Sony Noise-Cancelling Headphones (WH-1000XM2/3) and bluetooth initial autoconnect
So I have Ubuntu 18.04 installed on both my personal and work laptops and I am experiencing the same issue on both of them.
I have Sony WH-1000XM3 noise-canceling headphones and they are paired, everything is fine and working, the only problem is that whenever I turn them on and the auto-connect of the Bluetooth on Ubuntu kicks in and connects to them, they start sounding weird.
By weird I mean it's like Ambient sound is turned on, although the headphones are on Noise cancellation and the sound is really bad and quite.
The Issue, however, disappears when I disconnect and reconnect them manually.
Thanks in advance!
Update:
Using the solution that switches to A2DP solved nothing. The headphones do connect, but then it doesn't switch to them, the sound keeps playing on the speakers of the laptop. Trying to switch from and to the headphones couple of times also doesn't solve the problem.
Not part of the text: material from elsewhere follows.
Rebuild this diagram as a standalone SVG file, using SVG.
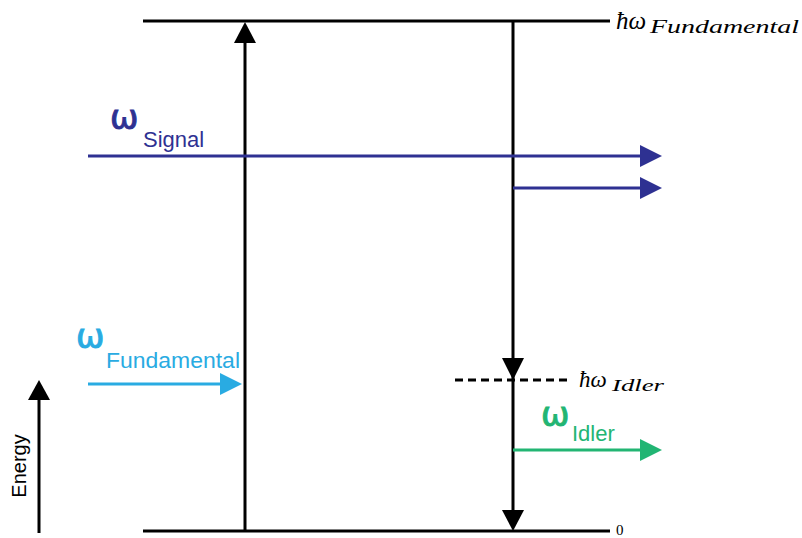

Using the other solution with editing the /etc/bluetooth/main.conf results to the same issue. I did try even removing the device and pairing it again.
Relative SOLUTION:
- I had to install some other packages:
sudo apt install libdbus-1-dev libudev-dev libical-dev libreadline-dev
- Install
bluez-5.52
by building it from source. For details see the README + you have to runsudo make install
http://www.bluez.org/release-of-bluez-5-54-and-5-53/ systemctl daemon-reload
sudo service bluetooth restart
Also note that this was on re-freshed Ubuntu 18.04, I kinda screwed up some dependencies and had to fix my OS by installing it fresh on top of the old one, before that I had some other old dependencies that didn't allow me to install bluez-5.52
The "ambient noise" you're hearing is a loopback from your computer's mic coming out through your headphones.
This is apparently due to a bug with A2DP's implementation.
I fixed this in Ubuntu 19.04 by installing Blueman and pairing my headphones as an Audio Sink rather than a headset:
- Unpair your headphones, if they're currently paired.
- sudo apt install blueman
- Open Blueman, click on "search".
- Select your headphones, right click, select "Setup"
- Make sure they're paired as an Audio Sink rather than a Headset
- Select your headphones as an audio output in your sound settings
If you have Spotify open throughout the process you have to restart it.
I had exactly the same issue in Ubuntu 18.04 with Sony WH-CH700w. I used the solution offered by @Luiz: I installed bluez-5.52
. Since I didn't want to spend my time on resolving dependencies, I just compiled it from scratch.
Step-by-step solution:
- download
bluez-5.52
(or later) from here; - unpack:
tar -xf bluez-5.52.tar.xz
- go there:
cd bluez-5.52
- configure:
./configure
- here I had
libical
missing. I installed it viasudo apt-get install libical-dev
- since my previous configuration failed, I did it again:
./configure
- compile:
make
- install:
sudo make install
- restart bluetooth machinery:
sudo service bluetooth restart
or just reboot your computer if you have a possibility:sudo reboot
That's it!
Important note: before restarting I returned my /etc/bluetooth/main.conf
into the initial state, i.e. I commented out everything I've ever added there. In fact, I commented out everything.
I had a similar issue. I had to disconnect the Headphones, remove the headset, redo the setup and than switch to A2DP in the sound setting. Disconnecting and reconnecting them was the crucial part - just switching the profile didn't change anything. I had to do this twice until it eventually worked.
Note that apparently A2DP is unidirectional, so you can't use the microphones with A2DP - if you need to use the microphone as well, you are stuck to crappy sound.
No workarounds needed
This problem is related to BlueZ and was fixed at version 5.52
Create a temporary folder, then download and install the updated packages using the following commands:
wget https://launchpad.net/ubuntu/+source/bluez/5.52-0ubuntu2/+build/18277594/+files/bluez_5.52-0ubuntu2_amd64.deb
wget https://launchpad.net/ubuntu/+source/bluez/5.52-0ubuntu2/+build/18277594/+files/libbluetooth3_5.52-0ubuntu2_amd64.deb
wget https://launchpad.net/ubuntu/+source/bluez/5.52-0ubuntu2/+build/18277594/+files/bluez-cups_5.52-0ubuntu2_amd64.deb
wget https://launchpad.net/ubuntu/+source/bluez/5.52-0ubuntu2/+build/18277594/+files/bluez-obexd_5.52-0ubuntu2_amd64.deb
sudo dpkg -i *.deb
Worked just fine with my wh-1000xm2 at ubuntu 19.04.